• _What you are asked to do_
Without the pictures, output the lines of the material from the very first through the one that holds "plt.rcParams['mathtext.fontset'] = 'cm'".

• _Dataset excerpt_
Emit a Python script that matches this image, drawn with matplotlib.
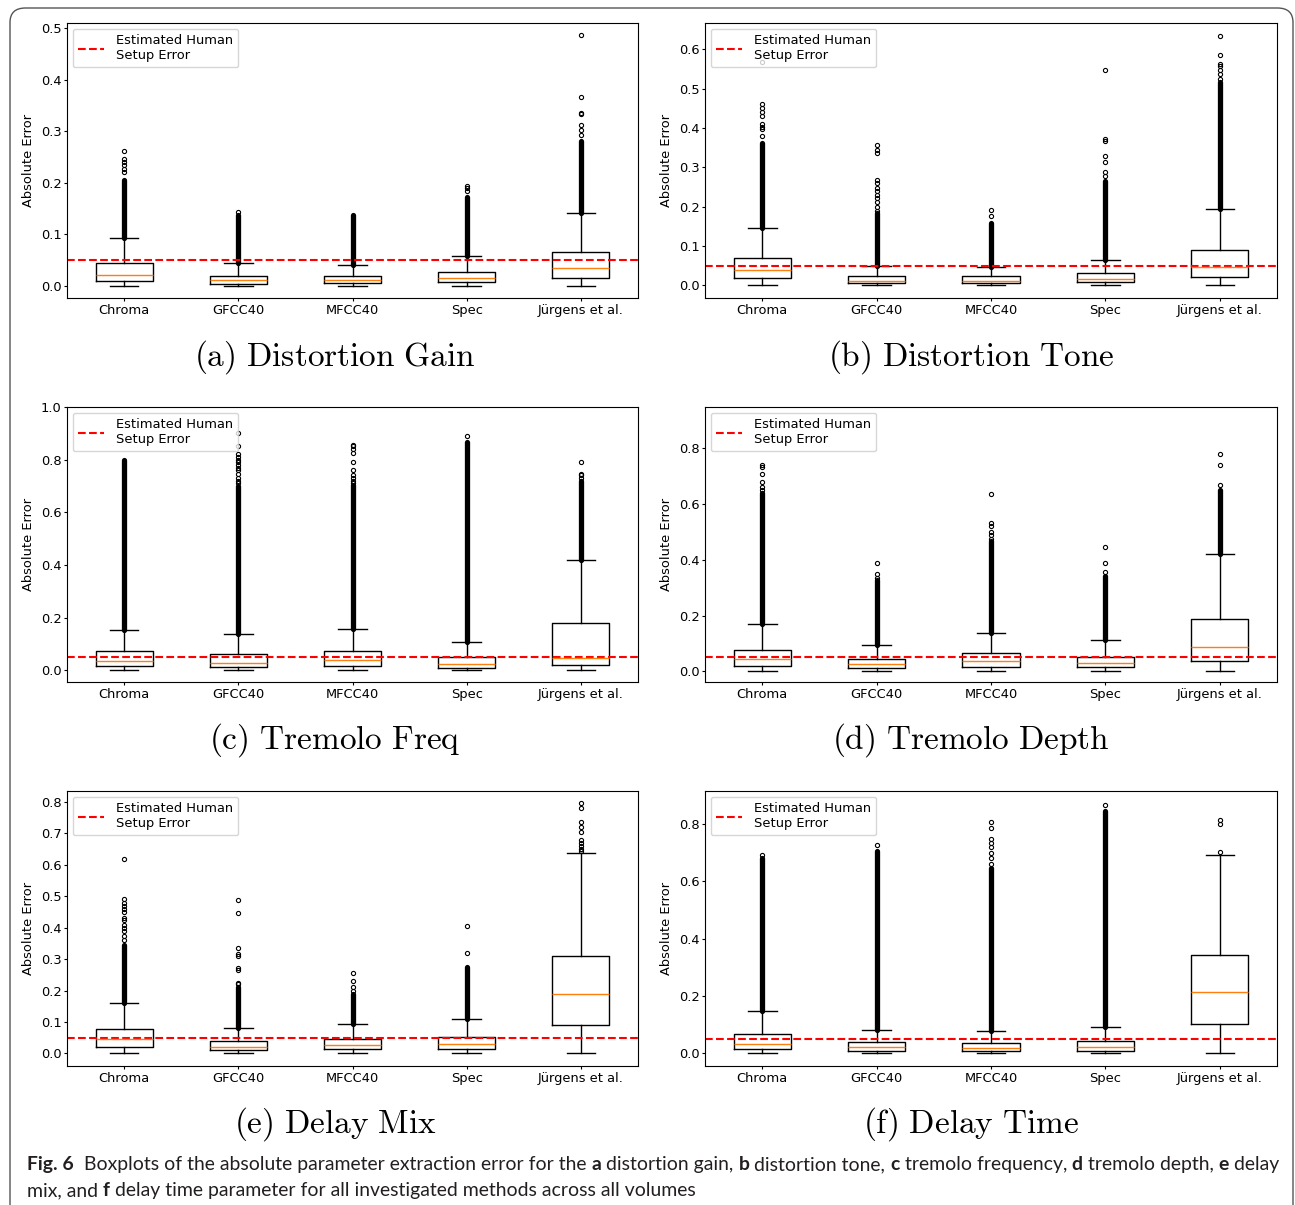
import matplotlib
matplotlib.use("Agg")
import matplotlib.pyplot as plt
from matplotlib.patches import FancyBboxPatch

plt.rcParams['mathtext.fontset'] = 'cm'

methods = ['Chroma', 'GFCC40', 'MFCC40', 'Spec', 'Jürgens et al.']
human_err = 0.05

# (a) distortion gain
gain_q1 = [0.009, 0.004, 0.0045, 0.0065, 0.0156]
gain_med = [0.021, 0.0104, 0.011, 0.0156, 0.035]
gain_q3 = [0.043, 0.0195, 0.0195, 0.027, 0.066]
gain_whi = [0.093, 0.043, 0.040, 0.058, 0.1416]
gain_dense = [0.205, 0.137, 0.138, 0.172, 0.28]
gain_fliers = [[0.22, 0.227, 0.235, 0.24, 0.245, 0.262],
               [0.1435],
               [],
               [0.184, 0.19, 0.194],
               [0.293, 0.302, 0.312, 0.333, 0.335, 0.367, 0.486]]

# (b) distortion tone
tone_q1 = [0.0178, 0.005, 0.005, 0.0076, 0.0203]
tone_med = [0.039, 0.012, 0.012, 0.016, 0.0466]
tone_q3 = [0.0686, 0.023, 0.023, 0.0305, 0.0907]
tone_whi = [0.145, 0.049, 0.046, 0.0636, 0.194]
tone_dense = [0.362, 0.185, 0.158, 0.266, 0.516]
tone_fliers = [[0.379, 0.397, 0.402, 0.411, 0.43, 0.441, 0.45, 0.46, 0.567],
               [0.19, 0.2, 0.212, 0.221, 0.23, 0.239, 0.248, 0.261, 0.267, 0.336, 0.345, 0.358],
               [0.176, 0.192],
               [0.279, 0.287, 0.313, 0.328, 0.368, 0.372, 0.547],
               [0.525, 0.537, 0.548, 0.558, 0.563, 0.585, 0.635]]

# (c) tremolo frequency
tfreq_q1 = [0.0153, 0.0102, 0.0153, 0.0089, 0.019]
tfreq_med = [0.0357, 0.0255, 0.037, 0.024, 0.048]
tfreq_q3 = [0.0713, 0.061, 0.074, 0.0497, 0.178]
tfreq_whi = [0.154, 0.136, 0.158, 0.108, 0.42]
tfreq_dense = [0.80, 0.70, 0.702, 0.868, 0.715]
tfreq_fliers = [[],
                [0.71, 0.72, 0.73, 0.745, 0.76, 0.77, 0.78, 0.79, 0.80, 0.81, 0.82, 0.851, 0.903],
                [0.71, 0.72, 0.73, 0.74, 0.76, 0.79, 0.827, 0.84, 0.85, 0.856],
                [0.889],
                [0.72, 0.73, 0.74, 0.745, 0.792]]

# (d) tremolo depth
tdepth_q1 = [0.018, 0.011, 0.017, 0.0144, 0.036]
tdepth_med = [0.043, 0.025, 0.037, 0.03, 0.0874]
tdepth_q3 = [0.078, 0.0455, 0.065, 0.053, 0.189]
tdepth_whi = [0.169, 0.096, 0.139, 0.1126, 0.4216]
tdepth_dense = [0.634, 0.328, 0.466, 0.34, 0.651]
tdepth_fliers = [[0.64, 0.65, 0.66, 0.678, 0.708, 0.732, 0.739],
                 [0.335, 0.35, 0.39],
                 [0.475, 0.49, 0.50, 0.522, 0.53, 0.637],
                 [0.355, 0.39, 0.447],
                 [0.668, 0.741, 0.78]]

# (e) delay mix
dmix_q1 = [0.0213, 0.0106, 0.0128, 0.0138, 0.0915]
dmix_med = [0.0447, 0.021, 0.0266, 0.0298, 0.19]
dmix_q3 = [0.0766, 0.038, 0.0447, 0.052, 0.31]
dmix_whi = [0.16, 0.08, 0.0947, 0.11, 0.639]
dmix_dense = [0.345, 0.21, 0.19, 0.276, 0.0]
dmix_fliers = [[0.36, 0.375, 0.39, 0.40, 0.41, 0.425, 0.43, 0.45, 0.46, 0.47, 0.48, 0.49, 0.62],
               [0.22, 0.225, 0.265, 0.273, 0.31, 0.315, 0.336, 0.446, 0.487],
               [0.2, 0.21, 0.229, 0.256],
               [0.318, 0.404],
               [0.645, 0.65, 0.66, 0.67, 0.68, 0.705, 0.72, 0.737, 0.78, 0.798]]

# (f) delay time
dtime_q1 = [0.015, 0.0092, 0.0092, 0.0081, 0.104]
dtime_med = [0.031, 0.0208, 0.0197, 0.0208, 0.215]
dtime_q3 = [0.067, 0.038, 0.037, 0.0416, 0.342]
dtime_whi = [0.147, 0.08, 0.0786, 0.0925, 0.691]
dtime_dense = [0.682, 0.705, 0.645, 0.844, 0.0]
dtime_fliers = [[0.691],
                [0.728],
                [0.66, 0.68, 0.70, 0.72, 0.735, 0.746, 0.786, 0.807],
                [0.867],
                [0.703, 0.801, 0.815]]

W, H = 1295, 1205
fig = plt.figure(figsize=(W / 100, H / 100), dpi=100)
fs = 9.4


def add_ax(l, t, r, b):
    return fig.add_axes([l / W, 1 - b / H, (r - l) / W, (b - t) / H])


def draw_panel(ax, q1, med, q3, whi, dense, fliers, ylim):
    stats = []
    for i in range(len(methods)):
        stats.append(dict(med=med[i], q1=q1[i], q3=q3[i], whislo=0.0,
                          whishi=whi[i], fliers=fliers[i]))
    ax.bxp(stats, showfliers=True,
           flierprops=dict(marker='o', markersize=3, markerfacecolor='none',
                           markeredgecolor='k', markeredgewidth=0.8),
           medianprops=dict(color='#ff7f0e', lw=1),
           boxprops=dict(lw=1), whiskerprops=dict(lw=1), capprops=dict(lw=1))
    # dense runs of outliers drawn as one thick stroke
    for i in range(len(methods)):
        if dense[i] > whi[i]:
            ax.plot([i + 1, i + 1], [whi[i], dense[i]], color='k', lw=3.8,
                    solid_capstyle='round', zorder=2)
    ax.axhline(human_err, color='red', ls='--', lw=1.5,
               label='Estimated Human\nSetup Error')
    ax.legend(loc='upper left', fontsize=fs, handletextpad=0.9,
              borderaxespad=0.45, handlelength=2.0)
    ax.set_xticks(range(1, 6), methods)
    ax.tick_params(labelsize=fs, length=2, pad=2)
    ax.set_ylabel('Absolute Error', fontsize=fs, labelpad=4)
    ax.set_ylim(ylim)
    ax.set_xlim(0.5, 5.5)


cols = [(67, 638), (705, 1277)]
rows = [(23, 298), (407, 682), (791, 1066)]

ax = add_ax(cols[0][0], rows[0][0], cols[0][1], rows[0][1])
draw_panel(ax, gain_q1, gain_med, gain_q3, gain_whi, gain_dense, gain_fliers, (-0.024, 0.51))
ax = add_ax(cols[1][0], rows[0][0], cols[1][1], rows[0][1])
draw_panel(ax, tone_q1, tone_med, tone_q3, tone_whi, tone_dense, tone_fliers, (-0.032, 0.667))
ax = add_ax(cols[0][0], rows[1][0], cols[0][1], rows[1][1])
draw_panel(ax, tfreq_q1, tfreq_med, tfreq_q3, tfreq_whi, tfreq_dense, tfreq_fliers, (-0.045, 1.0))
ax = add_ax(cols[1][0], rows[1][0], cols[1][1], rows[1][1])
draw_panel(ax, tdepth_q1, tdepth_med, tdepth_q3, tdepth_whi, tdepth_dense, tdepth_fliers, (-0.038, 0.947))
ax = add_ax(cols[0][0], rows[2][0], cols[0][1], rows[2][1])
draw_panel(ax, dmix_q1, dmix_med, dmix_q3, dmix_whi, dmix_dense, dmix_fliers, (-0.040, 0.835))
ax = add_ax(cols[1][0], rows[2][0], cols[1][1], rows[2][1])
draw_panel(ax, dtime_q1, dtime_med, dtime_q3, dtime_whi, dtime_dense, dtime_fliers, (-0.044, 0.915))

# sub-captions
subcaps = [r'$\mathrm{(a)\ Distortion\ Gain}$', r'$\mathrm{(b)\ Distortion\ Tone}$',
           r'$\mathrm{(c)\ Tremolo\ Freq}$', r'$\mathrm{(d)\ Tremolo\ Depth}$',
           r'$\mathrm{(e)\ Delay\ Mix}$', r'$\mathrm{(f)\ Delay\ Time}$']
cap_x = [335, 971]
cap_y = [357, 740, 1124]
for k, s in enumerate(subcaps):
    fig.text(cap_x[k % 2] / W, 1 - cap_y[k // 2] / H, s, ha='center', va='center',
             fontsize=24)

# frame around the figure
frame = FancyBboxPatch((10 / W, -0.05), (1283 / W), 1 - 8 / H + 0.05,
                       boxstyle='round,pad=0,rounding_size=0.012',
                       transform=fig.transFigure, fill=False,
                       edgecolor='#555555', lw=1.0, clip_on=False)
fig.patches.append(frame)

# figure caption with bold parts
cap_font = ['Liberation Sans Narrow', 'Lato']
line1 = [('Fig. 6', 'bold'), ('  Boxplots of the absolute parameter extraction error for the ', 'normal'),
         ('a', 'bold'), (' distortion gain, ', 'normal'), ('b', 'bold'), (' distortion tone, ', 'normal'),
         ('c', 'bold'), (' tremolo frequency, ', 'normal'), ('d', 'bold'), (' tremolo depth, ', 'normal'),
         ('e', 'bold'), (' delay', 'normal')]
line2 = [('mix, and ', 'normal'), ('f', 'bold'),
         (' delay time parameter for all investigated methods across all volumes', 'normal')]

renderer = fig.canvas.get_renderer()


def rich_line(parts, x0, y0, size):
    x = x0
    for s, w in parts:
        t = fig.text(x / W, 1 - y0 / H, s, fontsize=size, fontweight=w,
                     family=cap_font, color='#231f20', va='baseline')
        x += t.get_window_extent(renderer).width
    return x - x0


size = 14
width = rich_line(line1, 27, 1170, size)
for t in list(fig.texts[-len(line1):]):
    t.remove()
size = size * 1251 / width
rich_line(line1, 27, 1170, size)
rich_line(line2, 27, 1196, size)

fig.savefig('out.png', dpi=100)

• _Response to the exercise_
Emit a Python script that matches this image, drawn with matplotlib.
import matplotlib
matplotlib.use("Agg")
import matplotlib.pyplot as plt
from matplotlib.patches import FancyBboxPatch

plt.rcParams['mathtext.fontset'] = 'cm'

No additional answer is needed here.